If you have a nice system why do you really need room treatments?


Yeah you may need an absorption panel if your room is completely open, ie. No rug or furniture, ie just lonely single chair. But if your system can't cut it in any room then it's a system problem and you should be able to discern a good system regardless of the room.  Unless you put it on the roof of your apartment building but the Beatles seemed to have survived that effort

I think people go nuts with all this absorption acoustical room treatment stuff and it looks kind of awful.  Once in a while you see a really cool looking diffuser panel and I would definitely want one. But to have a system that works really well without any of the acoustical panel distractions is a wonderful thing.

emergingsoul

Treatments consist of corner base traps extending up to the ceiling, a couple absorption panels throughout the room, a 20 x 20 thick wool rug and an assortment of furniture.

So I guess treating a room with acoustical panels Will provide a benefit. This is news. So many great enthusiastic people have led me to rethink my position. I thank everyone for helping me overcome my fear of adopting a more liberal view about acoustical treatments.

I'm in a room right now and all the tested curves look fine and I've done it all with out acoustical stuff except for corner bass traps.

Funny thing is, I've had people over and they say how come you don't have any acoustical panels and then they look at me really strange when I say I don't really need them.

That is rather confusing.

1) the room largely determines how any system at any price will actually sound

2) those with a goal to get the best sound possible will care and others less so

3) some rooms may require little or no tweaks for acoustics and others may be a total disaster. I have measured and tweaked acoustics in 5 different rooms in my house and they cover the range from little or no tweaking needed to well short of a total disaster but some serious issues to address to make things sound their best.

4) trained ears may suffice in some cases but to get it right for sure it helps to measure what you have first before taking action

5) Everything in the room affects acoustics to some degree. Room modes in the bass region are the toughest issues to address completely but some combo of traps and DSP can be applied to make things better. Other specialized room acoustic solutions like panels, etc. might be used to address any issues that cannot be solved in a particular room otherwise. Start with primary reflection points on walls, floor and ceiling based on speaker and primary listening location, Dispersion pattern measurements for a particular speaker model can help determine how to best apply, if needed.

6) DSP including room correction features in your system are your best friend when it comes to tweaking any system as needed to correct for issues associated with room acoustics!!!!

7) These days vendors integrate DSP into hardware (example:miniDSP, Anthem, NAD, Arcam, others) and software (example: Roon).

8) Once that is done (addressing room acoustics) you might then take the next step and tweak the sound from there to personal preference. Or just forget about room acoustics and the complexities of addressing those properly and just DSP to personal preference away as needed, for example using graphic or parametric EQ capabilities in DSP like that available in Roon. Either way (done right) should land you in a better place regardless of how good or expensive your gear is otherwise.

 

@mapman

Outstanding comment above.

I have an AV processor and I use that for DSP that seemed helpful for all the various speakers.
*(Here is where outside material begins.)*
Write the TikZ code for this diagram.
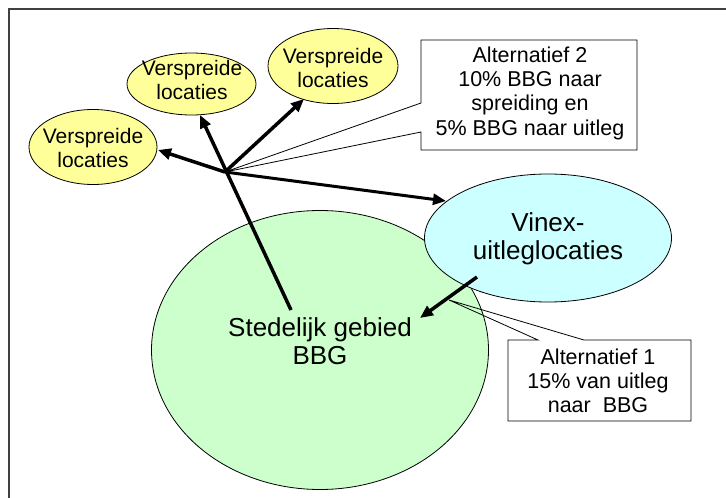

For two channel listening I have roon and it’s tougher to use the AV processor to facilitate and measure the room and I guess I could insert mini DSP to do two channel listening measurements when I use my preamp but it’s very cumbersome.

Overall the original curve I got when I use the AV processor didn’t seem bad at all and then to use the DSP function within roon the concern is it would degrade the quality of sound. And then every single recording and music you listen to has different characteristics and there’s no way you’re gonna do a perfect DSP set up.

Just wish the user interface to test the room and provide curves for all those various tools was a hell of a lot easier to use

@emergingsoul

Thank you for the kind words.

TO measure rooms, take a look at Room EQ Wizard freeware you can run on a laptop. It’s fairly techy but worth the time to get a handle on. THere is lots of info on how to use it on teh internet. I’ve used it to measure then auto-create convolution filter files that can then be used in Roon DSP for room correction. There is a cookbook for how to do that out there on teh internet. ITs covered in Roon forums if you do a search there.